DAL NOSTRO INVIATO
STRASBURGO - Non solo migranti, blocchi alla frontiere e l'esordio bellicoso di Sebastian Kurz. Il Parlamento europeo, riunito in plenaria a Strasburgo, dovrà misurarsi con un altro argomento dagli effetti dirompenti: la direttiva sul copyright, proposta nel 2016 dalla Commissione europea con l'ambizione di creare un «mercato unico digitale» nel Vecchio Continente.
Manca solo l'ufficialità, ma è probabile che oggi alle 9 il presidente dell'Europarlamento Antonio Tajani annunci la necessità di passare per il voto dell'Assemblea il 5 luglio. In caso di esito favorevole l'atto passerebbe ai negoziati fra Parlamento e CoNsiglio dei ministri, avviandosi al via libera definitivo. In caso di voto sfavorevole la direttiva sarebbe «congelata» fino alla prossima plenaria, con la prospettiva di ripartire quasi da capo. Le norme sul diritto d'autore provocano sempre qualche subbuglio, ma in questo caso l'atmosfera si è fatta più tesa del solito fra pressioni istituzionali, proteste di colossi come Google o piattaforme digitali che arrivano a scioperare, come nel caso di Wikipedia Italia e del suo - parziale - blackout di ieri. A scatenare le polemiche sono due articoli del testo, noti al grande pubblico - in parte erroneamente - come link tax (articolo 11) e upload filter (articolo 13).
Ma cosa è una direttiva? E il copyright?
La direttiva è un atto giuridico della Unione europea che vincola gli Stati membri a raggiungere un certo obiettivo, senza stabilire esattamente come: sta ai singoli paesi recepire l'input nel proprio ordinamento giuridico, pena una multa per ciascuna violazione commessa. Il copyright è il diritto d'autore, l'istituto che tutela i frutti della proprietà intellettuale. In questo caso se ne parla soprattutto per i suoi risvolti commerciali (licenze, contenuti a pagamento etc.).
E cosa dice di “scandaloso” la direttiva?

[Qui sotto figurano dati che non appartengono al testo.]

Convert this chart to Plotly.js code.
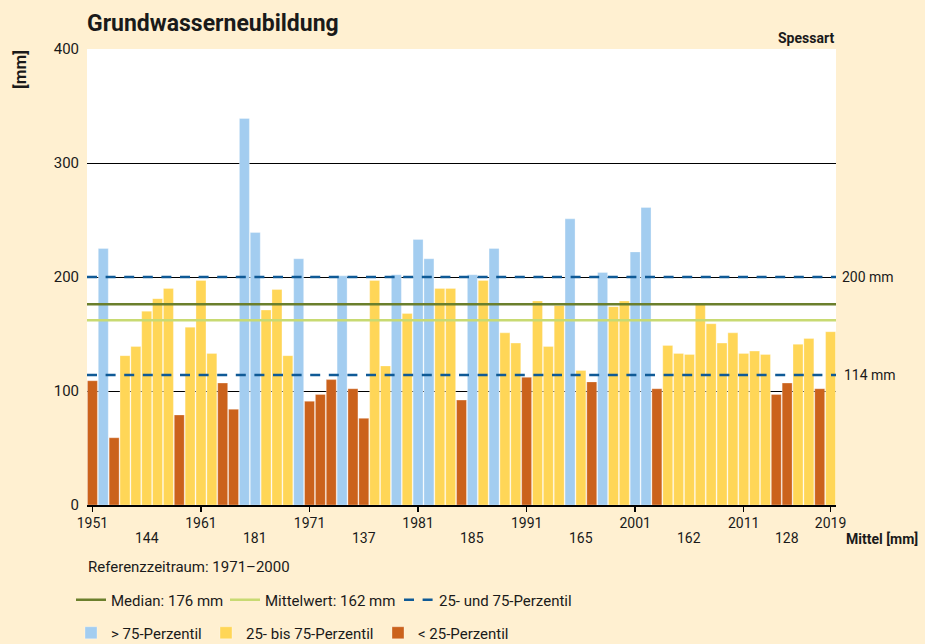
<!DOCTYPE html>
<html><head><meta charset="utf-8">
<script src="https://cdn.plot.ly/plotly-3.0.1.min.js"></script>
<style>html,body{margin:0;padding:0;background:#FFF0D1;} #chart{width:925px;height:644px;}</style>
</head><body><div id="chart"></div>
<script>
const years = [1951,1952,1953,1954,1955,1956,1957,1958,1959,1960,
  1961,1962,1963,1964,1965,1966,1967,1968,1969,1970,
  1971,1972,1973,1974,1975,1976,1977,1978,1979,1980,
  1981,1982,1983,1984,1985,1986,1987,1988,1989,1990,
  1991,1992,1993,1994,1995,1996,1997,1998,1999,2000,
  2001,2002,2003,2004,2005,2006,2007,2008,2009,2010,
  2011,2012,2013,2014,2015,2016,2017,2018,2019];
const values = [109,225,59,131,139,170,181,190,79,156,
  197,133,107,84,339,239,171,189,131,216,
  91,97,110,201,102,76,197,122,202,168,
  233,216,190,190,92,202,197,225,151,142,
  112,179,139,175,251,118,108,204,174,179,
  222,261,102,140,133,132,176,159,142,151,
  133,135,132,97,107,141,146,102,152];
const tickYears = [1951,1961,1971,1981,1991,2001,2011,2019];
const decadeLabelYears = [1956,1966,1976,1986,1996,2006,2015];
const decadeMeans = [144,181,137,185,165,162,128];
const medianValue = 176;
const meanValue = 162;
const p25 = 114;
const p75 = 200;

const FONT = 'Roboto, "Liberation Sans", sans-serif';
const TXT = '#1a1a1a';
const C_HI = '#A3CDF0', C_MID = '#FFD657', C_LO = '#CB621C';

const hi = {x:[], y:[]}, mid = {x:[], y:[]}, lo = {x:[], y:[]};
years.forEach((yr, i) => {
  const v = values[i];
  const t = v > p75 ? hi : (v < p25 ? lo : mid);
  t.x.push(yr); t.y.push(v);
});
const x0 = years[0] - 0.5, x1 = years[years.length - 1] + 0.5;

const barLine = {color:'rgba(255,255,255,0.6)', width:0.5};
const traces = [
  {type:'bar', x:hi.x, y:hi.y, name:'> 75-Perzentil', marker:{color:C_HI, line:barLine}, legend:'legend4'},
  {type:'bar', x:mid.x, y:mid.y, name:'25- bis 75-Perzentil', marker:{color:C_MID, line:barLine}, legend:'legend5'},
  {type:'bar', x:lo.x, y:lo.y, name:'< 25-Perzentil', marker:{color:C_LO, line:barLine}, legend:'legend6'},
  {type:'scatter', mode:'lines', x:[x0, x1], y:[meanValue, meanValue], name:'Mittelwert: ' + meanValue + ' mm',
    line:{color:'#C8DA72', width:2.5}, legend:'legend2'},
  {type:'scatter', mode:'lines', x:[x0, x1], y:[medianValue, medianValue], name:'Median: ' + medianValue + ' mm',
    line:{color:'#6B7F2C', width:2.5}, legend:'legend'},
  {type:'scatter', mode:'lines', x:[x0, x1, null, x0, x1], y:[p75, p75, null, p25, p25], name:'25- und 75-Perzentil',
    line:{color:'#0F5A96', width:2.5, dash:'10px,8.6px'}, legend:'legend3'}
];

const W = 925, H = 644;
const L = 87, R = 836, T = 49, B = 505;
const PW = R - L, PH = B - T;
const px = v => (v - L) / PW;
const py = v => (B - v) / PH;
const cx = v => v / W;
const cy = v => 1 - v / H;

function leg(xItem, yCenter) {
  return {xref:'container', yref:'container', x: cx(xItem), y: cy(yCenter), xanchor:'left', yanchor:'middle', orientation:'h',
    bgcolor:'rgba(0,0,0,0)', borderwidth:0, font:{family:FONT, size:15, color:TXT},
    itemclick:false, itemdoubleclick:false};
}

const annotations = [];
decadeLabelYears.forEach((yr, i) => {
  annotations.push({x: yr, xref:'x', y: py(538), yref:'paper', text: String(decadeMeans[i]),
    showarrow:false, xanchor:'center', yanchor:'middle', font:{family:FONT, size:14, color:TXT}});
});
annotations.push(
  {x:1, xref:'paper', y:py(539), yref:'paper', xanchor:'left', yanchor:'middle', xshift:8, showarrow:false,
   text:'<b>Mittel [mm]</b>', font:{family:FONT, size:14, color:TXT}},
  {x:1, xref:'paper', y:1, yref:'paper', xanchor:'right', yanchor:'bottom', yshift:1, showarrow:false,
   text:'<b>Spessart</b>', font:{family:FONT, size:14, color:TXT}},
  {x:1, xref:'paper', y:p75, yref:'y', xanchor:'left', yanchor:'middle', xshift:4, showarrow:false,
   text:p75 + ' mm', font:{family:FONT, size:14, color:TXT}},
  {x:1, xref:'paper', y:p25, yref:'y', xanchor:'left', yanchor:'middle', xshift:6, showarrow:false,
   text:p25 + ' mm', font:{family:FONT, size:14, color:TXT}},
  {x:px(20), xref:'paper', y:py(70), yref:'paper', xanchor:'center', yanchor:'middle', textangle:-90, showarrow:false,
   text:'<b>[mm]</b>', font:{family:FONT, size:17, color:TXT}},
  {x:px(86), xref:'paper', y:py(567), yref:'paper', xanchor:'left', yanchor:'middle', showarrow:false,
   text:'Referenzzeitraum: 1971–2000', font:{family:FONT, size:15, color:TXT}}
);

const layout = {
  width:W, height:H,
  margin:{l:L, r:W - R, t:T, b:H - B, pad:0, autoexpand:false},
  paper_bgcolor:'#FFF0D1', plot_bgcolor:'#FFFFFF',
  barmode:'overlay', bargap:0.08,
  font:{family:FONT, size:14, color:TXT},
  title:{text:'<b>Grundwasserneubildung</b>', xref:'paper', x:0, xanchor:'left', yref:'container', y:1 - 23/644, yanchor:'middle',
    font:{family:FONT, size:23, color:TXT}},
  xaxis:{range:[x0, x1], tickvals:tickYears, ticktext:tickYears.map(String), ticks:'outside', ticklen:5, tickwidth:1.5,
    tickcolor:'#000', showline:true, linecolor:'#000', linewidth:1.5, showgrid:false, zeroline:false,
    tickfont:{family:FONT, size:14, color:TXT}, fixedrange:true},
  yaxis:{range:[0, 400], tickvals:[0,100,200,300,400], showgrid:true, gridcolor:'#000', gridwidth:1, zeroline:false,
    showline:false, ticks:'', ticklabelstandoff:7, tickfont:{family:FONT, size:15, color:TXT}, fixedrange:true},
  legend: leg(71, 600),
  legend2: leg(225, 600),
  legend3: leg(399, 600),
  legend4: leg(71, 633),
  legend5: leg(206, 633),
  legend6: leg(378, 633),
  annotations: annotations,
  showlegend:true
};

Plotly.newPlot('chart', traces, layout, {displayModeBar:false, staticPlot:true});
</script>
</body></html>
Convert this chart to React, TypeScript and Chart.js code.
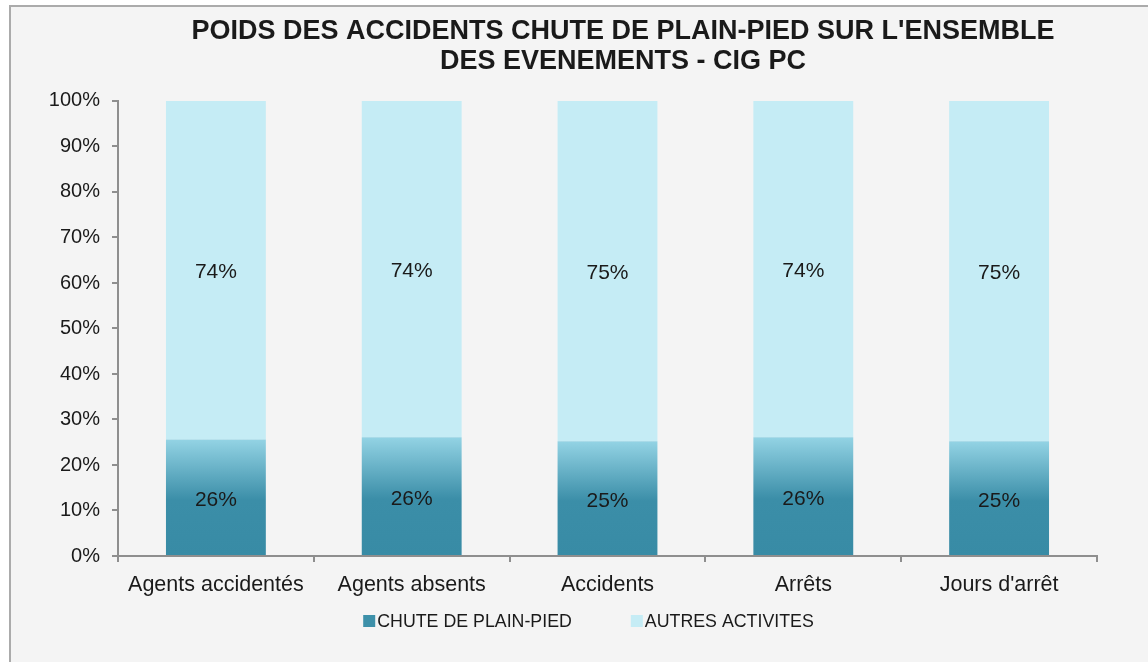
import React, { useEffect, useRef } from "react";
import { Chart, registerables } from "chart.js";

Chart.register(...registerables);

const TITLE_LINES = [
  "POIDS DES ACCIDENTS CHUTE DE PLAIN-PIED SUR L'ENSEMBLE",
  "DES EVENEMENTS - CIG PC",
];
const CATEGORIES = ["Agents accidentés", "Agents absents", "Accidents", "Arrêts", "Jours d'arrêt"];
const SERIES_NAMES = ["CHUTE DE PLAIN-PIED", "AUTRES ACTIVITES"];
const CHUTE_VALUES = [25.6, 26.1, 25.2, 26.1, 25.2];
const AUTRES_VALUES = [74.4, 73.9, 74.8, 73.9, 74.8];
const Y_MAX = 100;
const Y_STEP = 10;

const FONT = "'Liberation Sans', Arial, sans-serif";
const DARK = "#388ba5";
const MID = "#3b8ea8";
const LIGHT = "#93d3e4";
const PALE = "#c5ecf5";
const TEXT = "#1a1a1a";
const AXIS = "#8e8e8e";

const CANVAS_W = 1224;
const CANVAS_H = 655;

const valueLabels = {
  id: "valueLabels",
  afterDatasetsDraw(chart: any) {
    const ctx = chart.ctx;
    ctx.save();
    ctx.font = `21px ${FONT}`;
    ctx.fillStyle = TEXT;
    ctx.textAlign = "center";
    ctx.textBaseline = "middle";
    chart.data.datasets.forEach((ds: any, di: number) => {
      const meta = chart.getDatasetMeta(di);
      meta.data.forEach((el: any, i: number) => {
        const v = ds.data[i];
        const cy = (el.y + el.base) / 2 + (di === 0 ? 3 : 2);
        ctx.fillText(Math.round(v) + "%", el.x, cy);
      });
    });
    ctx.restore();
  },
};

const customLegend = {
  id: "customLegend",
  afterDraw(chart: any) {
    const ctx = chart.ctx;
    const area = chart.chartArea;
    ctx.save();
    ctx.font = `17.8px ${FONT}`;
    ctx.textBaseline = "middle";
    ctx.textAlign = "left";
    const box = 12;
    const gapText = 2;
    const gapItems = 59;
    const items = chart.data.datasets.map((ds: any) => ({
      label: ds.label,
      color: ds.legendColor,
      w: box + gapText + ctx.measureText(ds.label).width,
    }));
    const total = items.reduce((s: number, it: any) => s + it.w, 0) + gapItems * (items.length - 1);
    let x = (area.left + area.right) / 2 - 19 - total / 2;
    const y = 614;
    items.forEach((it: any) => {
      ctx.fillStyle = it.color;
      ctx.fillRect(x, y - box / 2, box, box);
      ctx.fillStyle = TEXT;
      ctx.fillText(it.label, x + box + gapText, y + 1);
      x += it.w + gapItems;
    });
    ctx.restore();
  },
};

export default function App() {
  const canvasRef = useRef<HTMLCanvasElement | null>(null);

  useEffect(() => {
    if (!canvasRef.current) return;
    const chart = new Chart(canvasRef.current, {
      type: "bar",
      data: {
        labels: CATEGORIES,
        datasets: [
          {
            label: SERIES_NAMES[0],
            data: CHUTE_VALUES,
            legendColor: "#3d90a9",
            backgroundColor: (c: any) => {
              const ch = c.chart;
              if (!ch.chartArea || c.type !== "data") return DARK;
              const ys = ch.scales.y;
              const y0 = ys.getPixelForValue(0);
              const y1 = ys.getPixelForValue(c.raw);
              const g = ch.ctx.createLinearGradient(0, y0, 0, y1);
              g.addColorStop(0, DARK);
              g.addColorStop(0.48, MID);
              g.addColorStop(1, LIGHT);
              return g;
            },
            borderWidth: 0,
            categoryPercentage: 1,
            barPercentage: 0.51,
          } as any,
          {
            label: SERIES_NAMES[1],
            data: AUTRES_VALUES,
            legendColor: PALE,
            backgroundColor: PALE,
            borderWidth: 0,
            categoryPercentage: 1,
            barPercentage: 0.51,
          } as any,
        ],
      },
      options: {
        animation: false,
        responsive: false,
        maintainAspectRatio: false,
        layout: { padding: 0 },
        plugins: {
          legend: { display: false },
          tooltip: { enabled: false },
          title: {
            display: true,
            text: TITLE_LINES,
            color: TEXT,
            font: { family: FONT, size: 27, weight: "bold", lineHeight: 1.12 },
            padding: { top: 9, bottom: 24.5 },
          },
        },
        scales: {
          x: {
            stacked: true,
            grid: {
              offset: true,
              drawOnChartArea: false,
              drawTicks: true,
              tickLength: 6,
              color: AXIS,
              lineWidth: 2,
            },
            border: { display: true, color: AXIS, width: 2 },
            ticks: {
              color: TEXT,
              font: { family: FONT, size: 21.5 },
              padding: 10,
              maxRotation: 0,
              autoSkip: false,
            },
            afterFit(s: any) {
              s.height = 106;
            },
          },
          y: {
            stacked: true,
            min: 0,
            max: Y_MAX,
            grid: {
              drawOnChartArea: false,
              drawTicks: true,
              tickLength: 6,
              color: AXIS,
              lineWidth: 2,
            },
            border: { display: true, color: AXIS, width: 2 },
            ticks: {
              stepSize: Y_STEP,
              color: TEXT,
              font: { family: FONT, size: 20 },
              padding: 12,
              callback: (v: any) => v + "%",
            },
            afterFit(s: any) {
              s.width = 107;
            },
          },
          yRight: {
            position: "right",
            display: true,
            grid: { display: false, drawTicks: false },
            border: { display: false },
            ticks: { display: false },
            afterFit(s: any) {
              s.width = 138;
            },
          },
        },
      } as any,
      plugins: [valueLabels, customLegend],
    });
    return () => chart.destroy();
  }, []);

  return (
    <div
      style={{
        position: "absolute",
        left: 0,
        top: 0,
        width: 1148,
        height: 662,
        overflow: "hidden",
        background: "#ffffff",
      }}
    >
      <div
        style={{
          position: "absolute",
          left: 9,
          top: 5,
          width: 1400,
          height: 700,
          border: "2px solid #ababab",
          background: "#f4f4f4",
        }}
      >
        <canvas
          ref={canvasRef}
          width={CANVAS_W}
          height={CANVAS_H}
          style={{ display: "block", width: CANVAS_W, height: CANVAS_H }}
        />
      </div>
    </div>
  );
}
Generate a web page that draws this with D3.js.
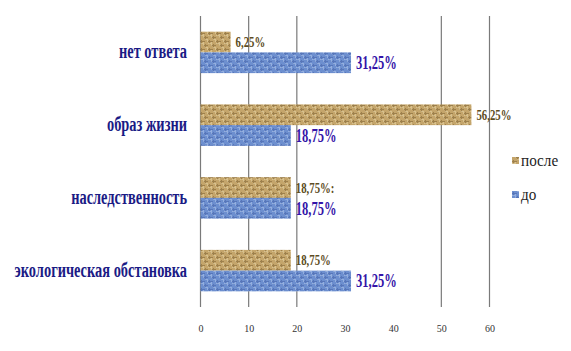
<!DOCTYPE html>
<html><head><meta charset="utf-8">
<script src="https://cdn.jsdelivr.net/npm/d3@7"></script>
<style>body{margin:0;background:#fff;}svg{display:block;}</style>
</head><body>
<svg id="chart" width="571" height="351"></svg>
<script>
const categories = ["нет ответа", "образ жизни", "наследственность", "экологическая обстановка"];
const seriesNames = ["после", "до"];
const afterValues = [6.25, 56.25, 18.75, 18.75];
const beforeValues = [31.25, 18.75, 18.75, 31.25];
const afterLabels = ["6,25%", "56,25%", "18,75%:", "18,75%"];
const beforeLabels = ["31,25%", "18,75%", "18,75%", "31,25%"];
const tickValues = [0, 10, 20, 30, 40, 50, 60];
const gridValues = [0, 10, 20, 50, 60];

const SERIF = "'Times New Roman', 'Liberation Serif', 'DejaVu Serif', serif";
const svg = d3.select("#chart");
const defs = svg.append("defs");

function makePattern(id, base, dark, light) {
  const p = defs.append("pattern").attr("id", id).attr("patternUnits", "userSpaceOnUse")
    .attr("width", 8).attr("height", 8);
  p.append("rect").attr("width", 8).attr("height", 8).attr("fill", base);
  p.append("path").attr("d", "M0,1.5H5M3,5.5H8M1.5,0V4M5.5,4V8").attr("stroke", dark).attr("stroke-width", 1).attr("opacity", 0.55);
  p.append("path").attr("d", "M0,3.5H3M5,7.5H8M3.5,2V6M7.5,0V2").attr("stroke", light).attr("stroke-width", 1).attr("opacity", 0.6);
}
makePattern("tan", "#c4a56b", "#7d6232", "#e6d3a4");
makePattern("blue", "#6d8fcf", "#4462a8", "#aec4ea");

const x = d3.scaleLinear().domain([0, 60]).range([200.5, 489.5]);
const y = d3.scaleBand().domain(categories).range([16, 307]).paddingInner(0.43).paddingOuter(0.215);

svg.append("g").selectAll("line").data(gridValues).join("line")
  .attr("x1", d => x(d)).attr("x2", d => x(d)).attr("y1", 16).attr("y2", 307)
  .attr("stroke", "#7a7a7a").attr("stroke-width", 1.2);

const axis = d3.axisBottom(x).tickValues(tickValues).tickSize(0).tickPadding(0).tickFormat(d3.format("d"));
const ax = svg.append("g").attr("transform", "translate(0,325)").call(axis);
ax.select(".domain").remove();
ax.attr("font-family", SERIF).attr("font-size", 10);
ax.selectAll("text").attr("fill", "#333");

const half = y.bandwidth() / 2;
const gA = svg.append("g");
gA.selectAll("rect.after").data(categories).join("rect").attr("class", "after")
  .attr("x", x(0)).attr("y", d => y(d)).attr("height", half)
  .attr("width", (d, i) => x(afterValues[i]) - x(0)).attr("fill", "url(#tan)");
gA.selectAll("rect.before").data(categories).join("rect").attr("class", "before")
  .attr("x", x(0)).attr("y", d => y(d) + half).attr("height", half)
  .attr("width", (d, i) => x(beforeValues[i]) - x(0)).attr("fill", "url(#blue)");

function condensedText(sel, sx) {
  sel.each(function(){
    const t = d3.select(this);
    const xx = +t.attr("data-x"), yy = +t.attr("data-y");
    t.attr("transform", `translate(${xx},${yy}) scale(${sx},1)`);
  });
}
svg.append("g").selectAll("text").data(categories).join("text")
  .attr("data-x", (d, i) => x(afterValues[i]) + 5).attr("data-y", d => y(d) + half / 2 + 5)
  .text((d, i) => afterLabels[i])
  .attr("font-family", SERIF).attr("font-weight", "bold").attr("font-size", 15)
  .attr("fill", "#5c4c22").call(condensedText, 0.72);
svg.append("g").selectAll("text").data(categories).join("text")
  .attr("data-x", (d, i) => x(beforeValues[i]) + 5).attr("data-y", d => y(d) + half * 1.5 + 6.5)
  .text((d, i) => beforeLabels[i])
  .attr("font-family", SERIF).attr("font-weight", "bold").attr("font-size", 19)
  .attr("fill", "#3414a8").call(condensedText, 0.66);

svg.append("g").selectAll("text").data(categories).join("text")
  .attr("data-x", 187).attr("data-y", d => y(d) + y.bandwidth() / 2 + 6)
  .attr("text-anchor", "end")
  .text(d => d)
  .attr("font-family", SERIF).attr("font-weight", "bold").attr("font-size", 20)
  .attr("fill", "#1b1b85").call(condensedText, 0.72);

const legendY = [160.5, 194.5];
const lg = svg.append("g");
lg.selectAll("rect").data(seriesNames).join("rect")
  .attr("x", 512).attr("y", (d, i) => legendY[i] - 3.5).attr("width", 7).attr("height", 7)
  .attr("fill", (d, i) => i === 0 ? "url(#tan)" : "url(#blue)");
lg.selectAll("text").data(seriesNames).join("text")
  .attr("data-x", 521).attr("data-y", (d, i) => legendY[i] + 5)
  .text(d => d)
  .attr("font-family", SERIF).attr("font-size", 16).attr("fill", "#222")
  .call(condensedText, 0.95);
</script>
</body></html>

A seminare malumore, come abbiamo anticipato, sono le modifiche apportate dalla Commissione giuridica dell'Europarlamento agli articoli 11 e 13 del testo originario. L'articolo 11 è diventato noto come “link tax”, anche se non si parla di tassare i collegamenti ipertestuali: la norma prevede che la pubblicazione dei cosiddetti snippet (i ritagli di articolo che copia-incollano titolo e prime righe di un articolo, rimandando poi al link) sia vincolata a una licenza, per gratificare economicamente il lavoro svolto da altri. L'articolo 13 istituisce invece il cosiddetto upload filter, un filtro che impedisce agli utenti di caricare su piattaforme online materiale protetto da diritto intellettuale.
Chi è a favore? Perché?
Sorvolando sulle divisioni politiche (ce ne occuperemo più avanti), la direttiva trova il parere favorevole delle imprese che hanno sofferto di più la “cannibalizzazione” dei propri contenuti online, dagli editori ai produttori musicali. Il contrasto alla pratica degli snippet eviterebbe la dispersione di traffico e introiti pubblicitari verso siti che non pagano gli autori originari dei contenuti copia-incollati sulle proprie bacheche; un filtro più efficace agli upload proteggerebbe gli artisti dalla diffusione gratuita delle proprie opere. Solo in Italia hanno dato parere favorevole soggetti come l'Associazione italiana editori e la Federazione italiana industria musicale.
Chi è contrario?
Tra i gruppi sfavorevoli ci sono, paradossalmente, due categorie agli antipodi come i colossi tech (su tutti Google, che si è dato a una massiccia attività di lobby sugli editori) e gli attivisti per la libertà di internet. L'avversario è in comune, ma le analogie finiscono qui. I colossi del Web non vogliono sobbarcarsi ruoli di controllo sui dati diffusi sulle proprie piattaforme, oltre a conservare i pesanti flussi di investimenti pubblicitari monetizzati finora. I secondi vogliono evitare che la circolazione di contenuti sia schiacciata sotto al peso dei grandi editori (e delle stesse aziende tech), a discapito della libertà di espressione e di aziende di dimensioni minore.
L'argomento fatica a essere inquadrato anche secondo le vecchie categorie politiche. Persone a conoscenza della situazione, a Strasburgo, spiegano che la materia «va ben oltre i confini di destra e sinistra», trovando opinioni contrarie anche all'interno delle stesse famiglie politiche di Socialdemocratici e Popolari. Tra i pochi gruppi compatti (per il no) ci sono i Verdi e alcuni outsider, inclusa un forza italiana: i Cinque stelle, definiti tra i più «rumorosi» nel contrasto alla direttiva.